Cathode Material Designing and Characterization: Co3O4/N‐doped Porous Carbon for Asymmetric Supercapacitors

Abstract

AbstractMesoporous Co3O4/N‐PC in powder form was synthesized via a wet‐chemical approach, and the resulting material was deposited onto nickel foam as a substrate without the use of a binder. Prior to device fabrication, a thorough analysis of suitable and cost‐effective aqueous alkaline and neutral electrolytes was conducted. Electrolyte optimization was performed using Co3O4/N‐PC/NF electrode with Na2SO4, NaOH, LiOH, and KOH electrolytes. The supercapacitor performance of the binder‐free deposited materials was found to be superior in KOH electrolyte compared to other aqueous electrolytes at equal concentrations. Further optimization of the KOH electrolyte concentration was carried out to achieve the best electrochemical performance for the Co3O4/N‐PC/NF electrode.

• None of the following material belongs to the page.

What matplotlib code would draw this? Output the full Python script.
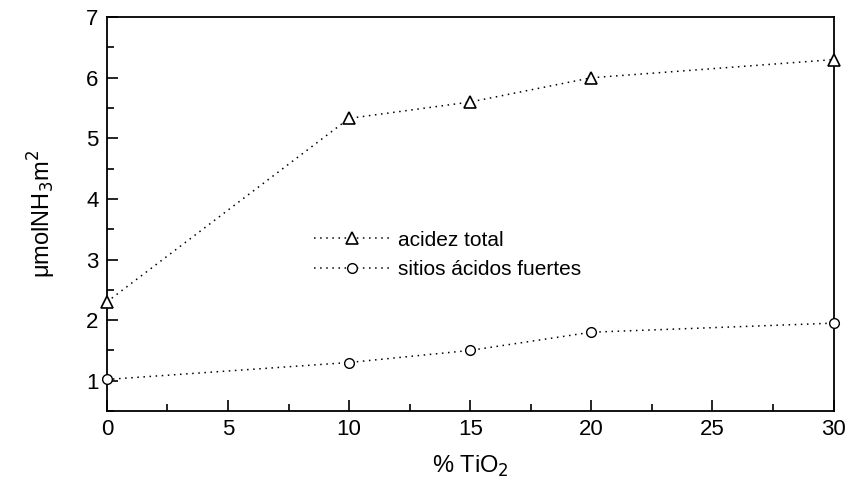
import matplotlib
matplotlib.use("Agg")
import matplotlib.pyplot as plt
from matplotlib.ticker import MultipleLocator

plt.rcParams['font.family'] = ['Liberation Sans', 'DejaVu Sans']

tio2 = [0, 10, 15, 20, 30]
acidez_total = [2.30, 5.33, 5.60, 6.00, 6.30]
sitios_fuertes = [1.02, 1.30, 1.50, 1.80, 1.95]

fig = plt.figure(figsize=(8.48, 4.91), dpi=100)
ax = fig.add_axes([0.126, 0.163, 0.857, 0.802])

ax.plot(tio2, acidez_total, linestyle=(0, (1, 3)), color='black', lw=1.1,
        marker='^', markersize=8, markerfacecolor='white', markeredgecolor='black',
        markeredgewidth=1.2, label='acidez total', clip_on=False, zorder=3)
ax.plot(tio2, sitios_fuertes, linestyle=(0, (1, 3)), color='black', lw=1.1,
        marker='o', markersize=7, markerfacecolor='white', markeredgecolor='black',
        markeredgewidth=1.0, label='sitios ácidos fuertes', clip_on=False, zorder=3)

ax.set_xlim(0, 30)
ax.set_ylim(0.5, 7)
ax.xaxis.set_major_locator(MultipleLocator(5))
ax.xaxis.set_minor_locator(MultipleLocator(2.5))
ax.yaxis.set_major_locator(MultipleLocator(1))
ax.yaxis.set_minor_locator(MultipleLocator(0.5))
ax.tick_params(which='both', direction='in', top=False, right=False,
               labelsize=16, width=1.2)
ax.tick_params(which='major', length=8, pad=6)
ax.tick_params(which='minor', length=5)
for s in ax.spines.values():
    s.set_linewidth(1.3)

ax.set_xlabel('% TiO$_2$', fontsize=17, labelpad=10)
ax.set_ylabel('μmolNH$_3$m$^2$', fontsize=17, labelpad=20)

ax.legend(loc='upper left', bbox_to_anchor=(0.265, 0.495), frameon=False,
          fontsize=15, handlelength=3.6, handletextpad=0.45, labelspacing=0.5,
          borderpad=0.2)

fig.savefig('out.png', dpi=100)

Electrochemical results demonstrated that the Co3O4/N‐PC/NF electrode performed well in 1 M KOH electrolyte, surpassing its performance at other concentrations. Subsequently, a solid‐state asymmetric device was fabricated, utilizing Co3O4/N‐PC, activated carbon, and a KOH+PVA gel as the cathode, anode, and electrolyte, respectively. The assembled asymmetric Co3O4/N‐PC/NF‐AC/NF device exhibited an energy density of 12.08 Wh kg−1 and a power density of 2500 W kg−1 within a potential window of 1.5 V. Impressively, after nearly 3000 continuous GCD cycles, the device showed negligible initial specific capacitance decay. The device was also successfully tested for powering the LED.